Analysts say Vietnam is seeking a balance between the powers through diversifying its bilateral relations with many countries for its security and national interests.
“Vietnam, the U.S. and its allies are becoming more compatible,” said Hop, referring to the countries’ shared goals of promoting security and cooperating to realize the open and free region.
“The upgrade of its relationship with Japan at this time would contribute to reducing the prominence of the Vietnam-U.S. comprehensive strategic partnership while showing Hanoi’s policy of diversifying diplomatic relations,” Bich said, referring to Vietnam’s efforts to avoid China’s anger over becoming closer to the U.S.
Following Biden’s Vietnam visit last month, China’s state-run Global Times newspaper said “Washington attempted to induce Vietnam to play a greater role in the U.S.’s Indo-Pacific containment circle against China.”
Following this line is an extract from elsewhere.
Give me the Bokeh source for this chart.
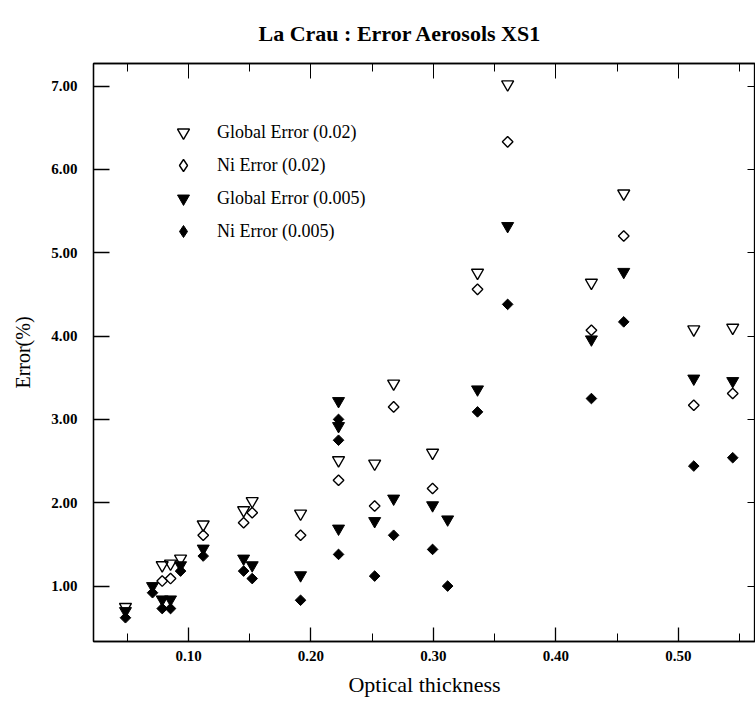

“Vietnam has never had an intention to get closer to the U.S. and other Western countries to contain China,” said Hop. “They want to see China going with the rules.”
Biden, when speaking in Hanoi last month, said he isn’t trying “to contain China” and that the boosted relationship between the U.S. and Vietnam is “about having a stable base” in the Indo-Pacific region.
In 2014, Vietnam and Japan set up an extensive strategic partnership.
Bilateral trade between the two countries reached nearly $50 billion in 2022, making Japan the fourth-largest trading partner for Vietnam.